Thursday, January 03, 2008

Blame It on OPEC

I keep saying that I am not writing another word about the elimination of the Morse Code requirement for an FCC ham license. So this will be my last statement: I say blame it on OPEC.

At the start of 2007, I came across the Long Delayed Echoes blog, where Jeff KE9V made his 2007 New Years predictions, which included this:

Having thrown the gates wide open by eliminating the Morse code requirement for all amateur testing we learn that there’s nobody out there waiting to join the party. I predict no significant increase of new licensees in 2007.

Of course, Jeff's prediction turned out to be correct (again!). The Morse Code requirement is irrelevant...which caused me to write this blog entry: Morse Code Testing: Irrelevant.
But yesterday, I see that Bruce Perens K6BP, founder of No Code International, says that "No Code Came Too Late to Help Ham Radio". The Jeff KE9V response is here. Bruce is well-known in the Open Source, AMSAT and other techie communities, so I don't dismiss his opinion lightly. Maybe he has a point...could it have happened differently? So that started me thinking again, which may or may not be a good thing and it often turns into another page on this blog.
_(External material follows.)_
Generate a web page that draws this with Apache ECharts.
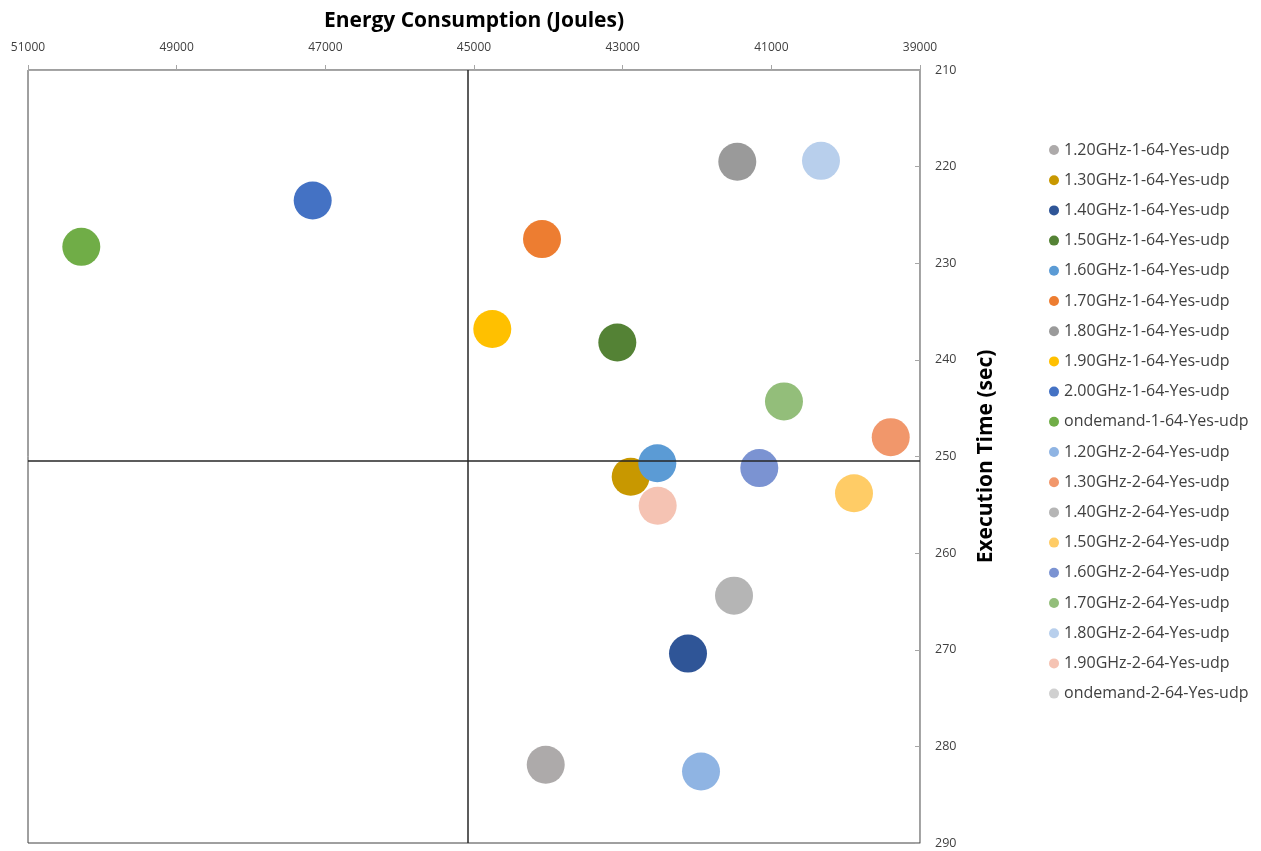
<!DOCTYPE html>
<html>
<head>
<meta charset="utf-8">
<script src="https://cdn.jsdelivr.net/npm/echarts@6/dist/echarts.min.js"></script>
<style>html,body{margin:0;padding:0;background:#fff;}#c{width:1261px;height:851px;}</style>
</head>
<body>
<div id="c"></div>
<script>
const seriesNames = [
  "1.20GHz-1-64-Yes-udp","1.30GHz-1-64-Yes-udp","1.40GHz-1-64-Yes-udp","1.50GHz-1-64-Yes-udp",
  "1.60GHz-1-64-Yes-udp","1.70GHz-1-64-Yes-udp","1.80GHz-1-64-Yes-udp","1.90GHz-1-64-Yes-udp",
  "2.00GHz-1-64-Yes-udp","ondemand-1-64-Yes-udp","1.20GHz-2-64-Yes-udp","1.30GHz-2-64-Yes-udp",
  "1.40GHz-2-64-Yes-udp","1.50GHz-2-64-Yes-udp","1.60GHz-2-64-Yes-udp","1.70GHz-2-64-Yes-udp",
  "1.80GHz-2-64-Yes-udp","1.90GHz-2-64-Yes-udp","ondemand-2-64-Yes-udp"
];
// Energy consumption (Joules), null = not visible
const energy = [44035, 42892, 42121, 43072, 42534, 44085, 41458, 44754, 47170, 50283,
                41946, 39394, 41502, 39888, 41162, 40830, 40332, 42529, null];
// Execution time (sec)
const execTime = [281.9, 252.1, 270.4, 238.2, 250.7, 227.5, 219.5, 236.8, 223.5, 228.3,
                  282.6, 248.0, 264.4, 253.8, 251.2, 244.3, 219.4, 255.1, null];
const colors = ["#ADAAAA","#C89800","#2F5597","#548235","#5B9BD5","#ED7D31","#9A9A9A","#FFC000",
                "#4472C4","#70AD47","#8FB4E3","#F1976B","#B5B5B5","#FFCC66","#7B93D2","#93BE7A",
                "#B8CFEC","#F5C3B3","#D0D0D0"];
const xTicks = {min: 39000, max: 51000, interval: 2000};
const yTicks = {min: 210, max: 290, interval: 10};
const quadrantX = 45080;
const quadrantY = 250.4;

const series = seriesNames.map((name, i) => ({
  name: name,
  type: 'scatter',
  symbol: 'circle',
  symbolSize: 38,
  itemStyle: {color: colors[i], opacity: 1},
  data: energy[i] == null ? [] : [[energy[i], execTime[i]]],
  z: 3
}));
series.push({
  name: '__quad',
  type: 'line',
  data: [],
  silent: true,
  markLine: {
    symbol: 'none',
    silent: true,
    label: {show: false},
    lineStyle: {color: '#262626', width: 1.5, type: 'solid'},
    data: [
      {xAxis: quadrantX},
      {yAxis: quadrantY}
    ]
  },
  z: 2
});

const chart = echarts.init(document.getElementById('c'));
chart.setOption({
  animation: false,
  backgroundColor: '#fff',
  grid: {left: 28, right: 341, top: 70, bottom: 8, containLabel: false, outerBoundsMode: 'none',
         show: true, borderColor: '#404040', borderWidth: 1, backgroundColor: 'transparent'},
  xAxis: {
    type: 'value', position: 'top', inverse: true,
    min: xTicks.min, max: xTicks.max, interval: xTicks.interval,
    name: 'Energy Consumption (Joules)', nameLocation: 'middle', nameGap: 38,
    nameTextStyle: {fontFamily: 'Open Sans', fontSize: 21, fontWeight: 'bold', color: '#000'},
    axisLine: {show: true, lineStyle: {color: '#A6A6A6', width: 1}},
    axisTick: {show: true, inside: false, length: 5, lineStyle: {color: '#A6A6A6'}},
    axisLabel: {margin: 16, fontFamily: 'Open Sans', fontSize: 12, color: '#404040',
                formatter: v => String(v)},
    splitLine: {show: false}
  },
  yAxis: {
    type: 'value', position: 'right', inverse: true,
    min: yTicks.min, max: yTicks.max, interval: yTicks.interval,
    name: 'Execution Time (sec)', nameLocation: 'middle', nameGap: 56, nameRotate: 90,
    nameTextStyle: {fontFamily: 'Open Sans', fontSize: 21, fontWeight: 'bold', color: '#000'},
    axisLine: {show: true, lineStyle: {color: '#A6A6A6', width: 1}},
    axisTick: {show: true, inside: true, length: 5, lineStyle: {color: '#A6A6A6'}},
    axisLabel: {margin: 15, fontFamily: 'Open Sans', fontSize: 12.5, color: '#404040'},
    splitLine: {show: false}
  },
  legend: {
    orient: 'vertical', left: 1044, top: 137,
    data: seriesNames,
    icon: 'circle', itemWidth: 10, itemHeight: 10, itemGap: 14.2,
    textStyle: {fontFamily: 'Open Sans', fontSize: 16, color: '#404040', lineHeight: 16}
  },
  series: series
});
</script>
</body>
</html>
So why did the Morse Code requirement emerge as the way to "keep the riff raff" out of ham radio? Well, that's easy....it was because of those CBers (Citizens Band operators). The CB band was filled with a bunch of unlicensed, undisciplined fools that destroyed that radio service. It was obvious ham radio needed a barrier to keep them out. (Might have thought about an IQ test but that might be un-American.) Morse Code seemed to be the obvious tool.

Why was CB such a mess? Back in its early years, the CB folks were quite civilized and operated with both courtesy and call letters. But in 1974, the US Congress established a nationwide speed limit of 55 MPH. A large number of truck drivers decided that this was a really bad idea and adopted CB radios as the way to avoid speed traps on the interstate highways. The general public didn't take long to catch on and suddenly every car is sporting a CB antenna, cruising down the highway giving out smokie reports and talking like a truck driver. The FCC Rules and call letters were quickly tossed aside. This really was a pop culture thing that just exploded. Even people that didn't speed got caught up in the fun of watching for them smokies.

The 55 MPH speed limit was an emergency response to the 1973 Oil Crisis. The Organization of Petroleum Exporting Countries (OPEC) decided to stop shipping oil to countries that supported Israel. The price of oil jumped to $12 per barrel. (Geez, that doesn't sound all that bad this week.) The US Congress decided that if we all drove slower, we would use less fuel so they instituted the 55 MPH speed limit.
So if those dang OPEC guys had not raised the price of oil, we wouldn't have had the 55 MPH speed limit in the 1970s. The CB boom would not have happened and there would have been no irrational fear of this "riff raff" getting into ham radio. This means that the issue of the Morse Code requirement might have been addressed with Logic and Thinking (instead of Fear and Religious Zeal). The Morse Code requirement might have been dropped a decade earlier.

Would it have made any difference to amateur radio? Hard to say, but the whole is definitely OPEC's fault. Wait a minute! Maybe it was those guys in Newington trying to keep their favorite mode alive? Yeah, they probably used King Hussein of Jordan (JY1) as a means to influence OPEC and make the whole thing happen, all funded by my ARRL dues.

73, Bob K0NR

2 Comments:

Blogger Bob H. said...

yep, that must be it. ;)

9:14 AM, January 07, 2008  
Blogger Rob said...

"The price of oil jumped to $12 per barrel. (Geez, that doesn't sound all that bad this week.)"

I saw a forbes.com chart via the Drudge Report showing then vs. now oil prices over the past 150-ish years. In today's dollars, that $12 barrel of oil would cost around $110.